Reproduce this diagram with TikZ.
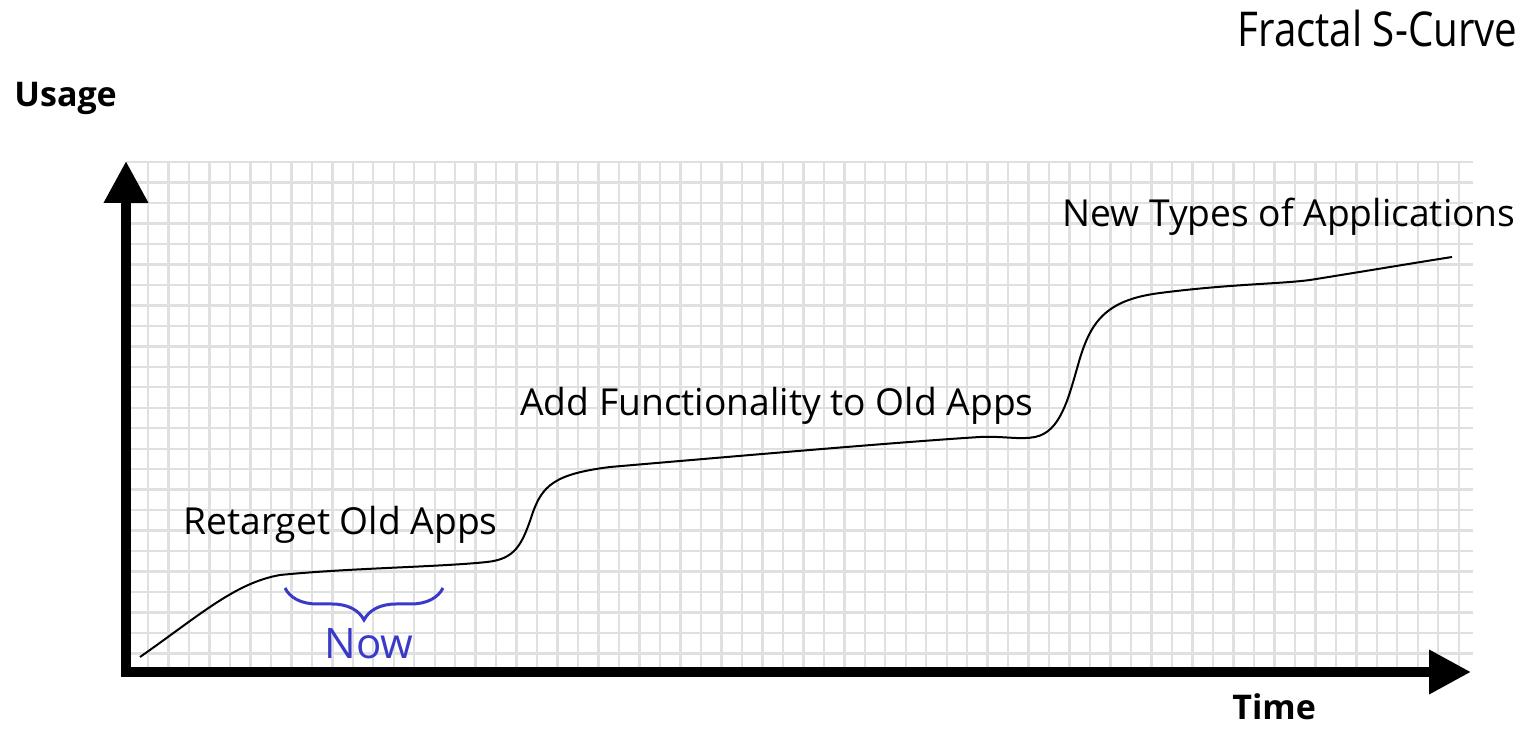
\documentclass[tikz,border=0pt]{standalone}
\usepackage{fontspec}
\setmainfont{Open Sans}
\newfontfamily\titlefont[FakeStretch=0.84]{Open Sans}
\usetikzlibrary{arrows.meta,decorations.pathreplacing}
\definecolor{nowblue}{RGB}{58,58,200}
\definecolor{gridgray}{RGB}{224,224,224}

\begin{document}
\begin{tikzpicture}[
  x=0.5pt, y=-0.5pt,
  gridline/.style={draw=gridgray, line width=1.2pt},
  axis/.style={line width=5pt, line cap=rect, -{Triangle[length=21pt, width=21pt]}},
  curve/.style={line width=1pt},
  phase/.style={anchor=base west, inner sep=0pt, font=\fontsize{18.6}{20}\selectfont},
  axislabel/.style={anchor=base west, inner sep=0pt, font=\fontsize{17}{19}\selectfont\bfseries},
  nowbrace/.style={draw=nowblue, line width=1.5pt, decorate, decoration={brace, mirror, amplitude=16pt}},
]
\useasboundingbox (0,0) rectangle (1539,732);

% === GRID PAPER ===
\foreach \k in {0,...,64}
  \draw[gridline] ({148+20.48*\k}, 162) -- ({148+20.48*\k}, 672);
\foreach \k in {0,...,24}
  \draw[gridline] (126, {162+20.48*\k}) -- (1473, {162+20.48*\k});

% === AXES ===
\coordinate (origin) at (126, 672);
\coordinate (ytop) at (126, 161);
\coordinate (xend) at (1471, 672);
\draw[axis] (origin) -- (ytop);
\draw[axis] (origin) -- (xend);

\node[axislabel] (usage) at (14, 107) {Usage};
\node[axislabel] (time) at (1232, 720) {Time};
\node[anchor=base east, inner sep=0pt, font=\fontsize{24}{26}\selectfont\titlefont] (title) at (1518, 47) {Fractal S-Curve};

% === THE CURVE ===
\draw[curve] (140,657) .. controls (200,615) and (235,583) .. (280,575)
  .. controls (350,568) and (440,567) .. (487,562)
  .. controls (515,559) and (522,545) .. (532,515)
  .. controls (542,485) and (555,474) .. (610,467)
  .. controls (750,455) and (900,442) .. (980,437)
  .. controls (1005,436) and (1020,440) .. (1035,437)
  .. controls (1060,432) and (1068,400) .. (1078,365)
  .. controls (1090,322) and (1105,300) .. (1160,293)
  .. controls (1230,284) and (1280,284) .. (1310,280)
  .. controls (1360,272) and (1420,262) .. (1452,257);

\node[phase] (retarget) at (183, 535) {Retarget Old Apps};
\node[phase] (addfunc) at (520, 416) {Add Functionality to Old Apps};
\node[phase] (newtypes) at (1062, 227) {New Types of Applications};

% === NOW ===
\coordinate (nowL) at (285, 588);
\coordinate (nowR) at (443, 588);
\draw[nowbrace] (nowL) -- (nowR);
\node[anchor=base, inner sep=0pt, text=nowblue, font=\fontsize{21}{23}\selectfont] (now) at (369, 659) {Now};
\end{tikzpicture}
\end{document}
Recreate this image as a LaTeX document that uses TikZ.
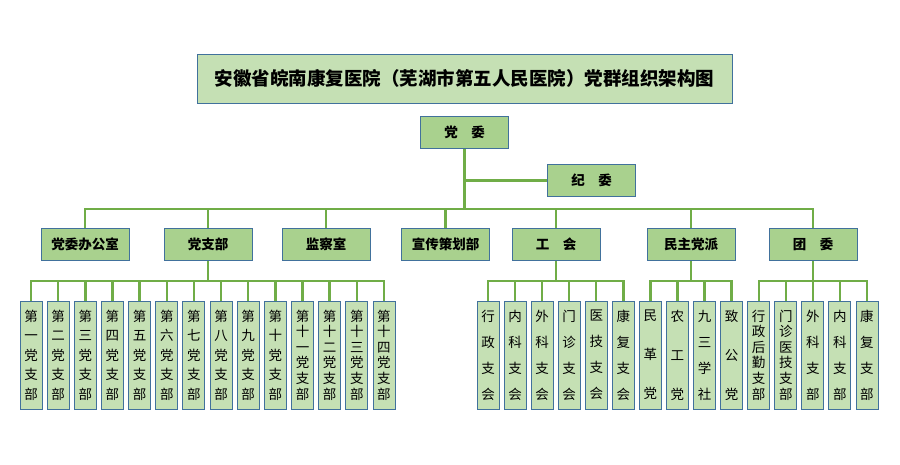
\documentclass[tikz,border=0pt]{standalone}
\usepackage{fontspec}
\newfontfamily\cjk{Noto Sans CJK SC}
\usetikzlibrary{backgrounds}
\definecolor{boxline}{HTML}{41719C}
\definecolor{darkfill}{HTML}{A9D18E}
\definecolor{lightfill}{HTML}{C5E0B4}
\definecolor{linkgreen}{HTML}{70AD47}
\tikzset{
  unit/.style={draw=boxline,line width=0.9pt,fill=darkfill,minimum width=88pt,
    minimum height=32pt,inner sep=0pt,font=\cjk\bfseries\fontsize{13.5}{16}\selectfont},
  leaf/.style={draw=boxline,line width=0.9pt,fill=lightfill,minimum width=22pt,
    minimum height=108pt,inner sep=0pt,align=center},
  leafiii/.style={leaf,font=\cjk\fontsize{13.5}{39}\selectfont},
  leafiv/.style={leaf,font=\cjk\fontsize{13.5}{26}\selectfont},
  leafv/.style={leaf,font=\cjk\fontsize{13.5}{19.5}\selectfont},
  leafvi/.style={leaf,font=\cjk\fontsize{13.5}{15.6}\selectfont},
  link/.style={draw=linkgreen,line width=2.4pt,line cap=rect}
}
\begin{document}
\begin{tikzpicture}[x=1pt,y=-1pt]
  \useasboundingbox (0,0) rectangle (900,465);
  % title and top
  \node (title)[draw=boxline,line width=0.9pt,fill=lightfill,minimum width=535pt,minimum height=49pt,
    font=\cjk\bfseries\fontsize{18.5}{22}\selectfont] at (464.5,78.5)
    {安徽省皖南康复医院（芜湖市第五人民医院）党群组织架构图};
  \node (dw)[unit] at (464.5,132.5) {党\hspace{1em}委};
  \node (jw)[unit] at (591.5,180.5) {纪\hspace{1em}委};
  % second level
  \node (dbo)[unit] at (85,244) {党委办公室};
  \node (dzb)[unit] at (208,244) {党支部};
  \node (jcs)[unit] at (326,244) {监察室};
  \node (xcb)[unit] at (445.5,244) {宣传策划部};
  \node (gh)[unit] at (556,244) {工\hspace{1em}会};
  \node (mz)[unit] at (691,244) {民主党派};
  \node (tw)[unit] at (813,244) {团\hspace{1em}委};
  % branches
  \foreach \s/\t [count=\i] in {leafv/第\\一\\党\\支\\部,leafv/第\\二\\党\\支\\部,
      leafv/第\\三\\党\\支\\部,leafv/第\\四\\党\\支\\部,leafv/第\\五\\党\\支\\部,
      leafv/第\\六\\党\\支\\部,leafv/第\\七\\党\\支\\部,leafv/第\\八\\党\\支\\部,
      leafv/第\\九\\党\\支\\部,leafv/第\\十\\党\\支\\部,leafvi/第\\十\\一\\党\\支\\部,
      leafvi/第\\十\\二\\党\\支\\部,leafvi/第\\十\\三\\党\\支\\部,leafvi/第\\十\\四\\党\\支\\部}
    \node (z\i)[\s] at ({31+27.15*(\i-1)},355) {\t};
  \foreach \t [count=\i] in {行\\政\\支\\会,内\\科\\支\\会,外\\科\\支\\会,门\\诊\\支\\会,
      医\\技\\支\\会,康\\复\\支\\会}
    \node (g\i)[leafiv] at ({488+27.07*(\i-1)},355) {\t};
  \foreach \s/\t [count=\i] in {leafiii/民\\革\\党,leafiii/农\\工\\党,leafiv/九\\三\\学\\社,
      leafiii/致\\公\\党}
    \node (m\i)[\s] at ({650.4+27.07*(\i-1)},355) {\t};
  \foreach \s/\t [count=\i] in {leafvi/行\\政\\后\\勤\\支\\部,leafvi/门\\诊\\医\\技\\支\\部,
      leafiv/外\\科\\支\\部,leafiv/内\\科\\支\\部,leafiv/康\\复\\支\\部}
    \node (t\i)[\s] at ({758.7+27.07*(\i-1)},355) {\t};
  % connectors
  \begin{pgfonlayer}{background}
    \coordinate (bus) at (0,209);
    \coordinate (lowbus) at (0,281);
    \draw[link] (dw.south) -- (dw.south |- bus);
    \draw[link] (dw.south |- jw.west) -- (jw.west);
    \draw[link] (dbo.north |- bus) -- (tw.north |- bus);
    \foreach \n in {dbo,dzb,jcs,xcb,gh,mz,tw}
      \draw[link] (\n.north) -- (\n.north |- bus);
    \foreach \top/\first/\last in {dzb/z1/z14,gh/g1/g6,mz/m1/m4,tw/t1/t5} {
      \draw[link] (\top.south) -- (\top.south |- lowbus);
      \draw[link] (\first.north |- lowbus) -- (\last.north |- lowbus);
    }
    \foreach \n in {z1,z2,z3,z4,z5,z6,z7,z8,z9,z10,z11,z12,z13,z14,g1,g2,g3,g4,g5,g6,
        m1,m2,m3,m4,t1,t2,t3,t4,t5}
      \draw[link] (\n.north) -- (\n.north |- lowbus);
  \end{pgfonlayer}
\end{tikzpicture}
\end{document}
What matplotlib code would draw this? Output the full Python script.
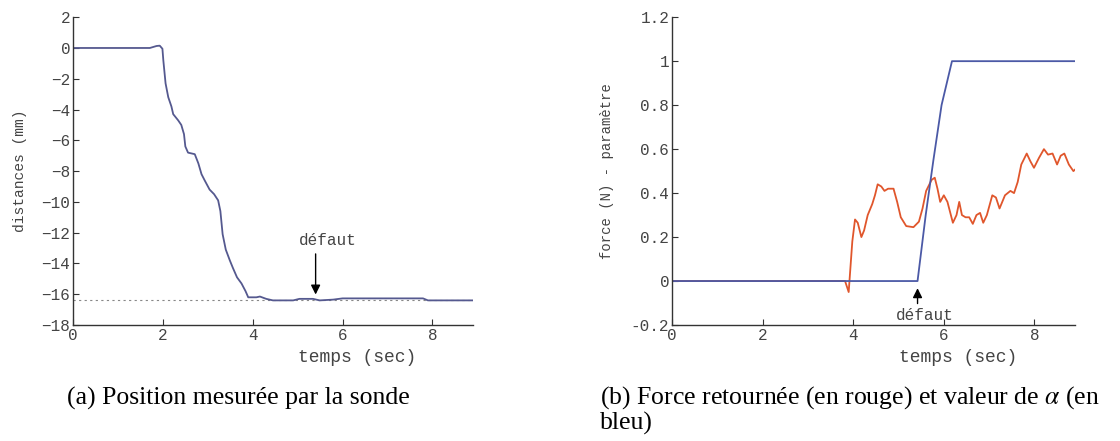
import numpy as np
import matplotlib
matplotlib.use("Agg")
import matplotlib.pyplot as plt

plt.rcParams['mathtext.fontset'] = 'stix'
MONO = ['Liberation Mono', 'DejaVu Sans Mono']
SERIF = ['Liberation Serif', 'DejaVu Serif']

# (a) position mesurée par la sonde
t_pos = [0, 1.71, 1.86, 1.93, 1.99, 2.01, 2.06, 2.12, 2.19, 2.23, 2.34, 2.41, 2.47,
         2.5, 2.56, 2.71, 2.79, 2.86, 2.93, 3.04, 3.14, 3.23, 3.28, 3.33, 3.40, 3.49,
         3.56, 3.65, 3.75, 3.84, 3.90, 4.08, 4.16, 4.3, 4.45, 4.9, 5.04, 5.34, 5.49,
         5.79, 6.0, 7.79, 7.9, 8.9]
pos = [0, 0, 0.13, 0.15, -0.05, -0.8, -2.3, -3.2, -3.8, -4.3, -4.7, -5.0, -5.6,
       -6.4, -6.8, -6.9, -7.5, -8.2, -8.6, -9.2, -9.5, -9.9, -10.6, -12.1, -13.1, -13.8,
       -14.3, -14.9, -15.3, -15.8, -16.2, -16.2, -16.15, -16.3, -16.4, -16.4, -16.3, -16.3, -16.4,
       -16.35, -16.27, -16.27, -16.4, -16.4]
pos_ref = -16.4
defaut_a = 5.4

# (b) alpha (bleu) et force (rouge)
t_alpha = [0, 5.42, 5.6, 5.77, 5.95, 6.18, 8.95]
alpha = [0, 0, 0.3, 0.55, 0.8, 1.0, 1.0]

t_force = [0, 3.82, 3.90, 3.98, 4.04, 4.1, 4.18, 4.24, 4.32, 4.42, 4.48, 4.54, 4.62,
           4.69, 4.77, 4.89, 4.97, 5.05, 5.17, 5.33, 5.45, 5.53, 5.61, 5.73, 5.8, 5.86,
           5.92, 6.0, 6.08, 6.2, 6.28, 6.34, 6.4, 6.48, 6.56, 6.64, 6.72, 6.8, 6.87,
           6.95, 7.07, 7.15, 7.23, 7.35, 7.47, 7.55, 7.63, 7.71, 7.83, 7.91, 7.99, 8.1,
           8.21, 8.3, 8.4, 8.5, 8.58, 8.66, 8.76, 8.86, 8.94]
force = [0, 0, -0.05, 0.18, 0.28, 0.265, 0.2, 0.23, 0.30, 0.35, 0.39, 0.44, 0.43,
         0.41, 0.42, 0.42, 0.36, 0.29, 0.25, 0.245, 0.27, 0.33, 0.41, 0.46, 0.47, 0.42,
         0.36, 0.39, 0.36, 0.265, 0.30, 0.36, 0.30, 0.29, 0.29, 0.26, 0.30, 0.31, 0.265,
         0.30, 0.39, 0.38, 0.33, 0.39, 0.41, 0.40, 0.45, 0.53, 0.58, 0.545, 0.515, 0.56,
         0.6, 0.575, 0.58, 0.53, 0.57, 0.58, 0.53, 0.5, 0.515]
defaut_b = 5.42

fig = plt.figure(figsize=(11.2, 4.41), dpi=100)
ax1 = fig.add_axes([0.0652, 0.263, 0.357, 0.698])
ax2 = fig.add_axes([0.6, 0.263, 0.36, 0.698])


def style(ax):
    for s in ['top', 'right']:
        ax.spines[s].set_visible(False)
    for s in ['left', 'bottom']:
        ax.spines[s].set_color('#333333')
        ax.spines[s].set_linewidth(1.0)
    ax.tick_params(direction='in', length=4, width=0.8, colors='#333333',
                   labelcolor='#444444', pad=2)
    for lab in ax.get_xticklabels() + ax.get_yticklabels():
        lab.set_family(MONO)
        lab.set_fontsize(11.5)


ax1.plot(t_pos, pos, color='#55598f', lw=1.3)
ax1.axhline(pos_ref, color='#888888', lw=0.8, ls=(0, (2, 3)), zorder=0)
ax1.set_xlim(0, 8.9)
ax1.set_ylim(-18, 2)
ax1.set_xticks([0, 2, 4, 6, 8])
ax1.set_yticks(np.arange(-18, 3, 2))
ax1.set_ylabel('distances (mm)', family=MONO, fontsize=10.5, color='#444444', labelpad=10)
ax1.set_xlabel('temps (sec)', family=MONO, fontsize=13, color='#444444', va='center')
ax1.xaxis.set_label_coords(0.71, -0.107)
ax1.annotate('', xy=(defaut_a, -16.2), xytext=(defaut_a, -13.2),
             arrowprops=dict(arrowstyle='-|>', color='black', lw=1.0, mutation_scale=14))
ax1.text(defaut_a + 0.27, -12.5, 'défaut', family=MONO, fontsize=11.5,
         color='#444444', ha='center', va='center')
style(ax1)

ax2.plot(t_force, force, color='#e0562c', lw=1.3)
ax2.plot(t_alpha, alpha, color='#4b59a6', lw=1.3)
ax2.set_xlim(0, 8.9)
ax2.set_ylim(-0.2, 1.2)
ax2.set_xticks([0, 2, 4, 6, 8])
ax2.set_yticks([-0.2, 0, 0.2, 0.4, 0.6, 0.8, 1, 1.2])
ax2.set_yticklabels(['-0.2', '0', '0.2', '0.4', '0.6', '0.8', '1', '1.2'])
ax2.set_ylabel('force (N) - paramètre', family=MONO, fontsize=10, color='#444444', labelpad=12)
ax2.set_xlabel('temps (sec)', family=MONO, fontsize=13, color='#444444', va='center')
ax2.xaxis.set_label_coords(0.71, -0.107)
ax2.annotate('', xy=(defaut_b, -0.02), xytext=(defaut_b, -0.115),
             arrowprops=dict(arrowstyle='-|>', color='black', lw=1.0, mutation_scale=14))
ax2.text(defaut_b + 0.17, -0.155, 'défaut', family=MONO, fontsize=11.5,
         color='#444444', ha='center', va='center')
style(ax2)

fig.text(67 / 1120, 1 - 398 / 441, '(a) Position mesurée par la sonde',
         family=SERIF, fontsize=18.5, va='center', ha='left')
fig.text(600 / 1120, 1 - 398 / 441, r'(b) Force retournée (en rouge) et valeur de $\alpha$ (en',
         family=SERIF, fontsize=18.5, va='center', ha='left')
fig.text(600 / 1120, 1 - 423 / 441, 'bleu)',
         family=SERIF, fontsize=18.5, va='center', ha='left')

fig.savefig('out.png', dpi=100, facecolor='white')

_ _ _ _ _

Exactly as written, please give again the lines from the beginning of the listing through the line containing "at (1518, 47)", inclusive, without any pictures.

Reproduce this diagram with TikZ.
\documentclass[tikz,border=0pt]{standalone}
\usepackage{fontspec}
\setmainfont{Open Sans}
\newfontfamily\titlefont[FakeStretch=0.84]{Open Sans}
\usetikzlibrary{arrows.meta,decorations.pathreplacing}
\definecolor{nowblue}{RGB}{58,58,200}
\definecolor{gridgray}{RGB}{224,224,224}

\begin{document}
\begin{tikzpicture}[
  x=0.5pt, y=-0.5pt,
  gridline/.style={draw=gridgray, line width=1.2pt},
  axis/.style={line width=5pt, line cap=rect, -{Triangle[length=21pt, width=21pt]}},
  curve/.style={line width=1pt},
  phase/.style={anchor=base west, inner sep=0pt, font=\fontsize{18.6}{20}\selectfont},
  axislabel/.style={anchor=base west, inner sep=0pt, font=\fontsize{17}{19}\selectfont\bfseries},
  nowbrace/.style={draw=nowblue, line width=1.5pt, decorate, decoration={brace, mirror, amplitude=16pt}},
]
\useasboundingbox (0,0) rectangle (1539,732);

% === GRID PAPER ===
\foreach \k in {0,...,64}
  \draw[gridline] ({148+20.48*\k}, 162) -- ({148+20.48*\k}, 672);
\foreach \k in {0,...,24}
  \draw[gridline] (126, {162+20.48*\k}) -- (1473, {162+20.48*\k});

% === AXES ===
\coordinate (origin) at (126, 672);
\coordinate (ytop) at (126, 161);
\coordinate (xend) at (1471, 672);
\draw[axis] (origin) -- (ytop);
\draw[axis] (origin) -- (xend);

\node[axislabel] (usage) at (14, 107) {Usage};
\node[axislabel] (time) at (1232, 720) {Time};
\node[anchor=base east, inner sep=0pt, font=\fontsize{24}{26}\selectfont\titlefont] (title) at (1518, 47) {Fractal S-Curve};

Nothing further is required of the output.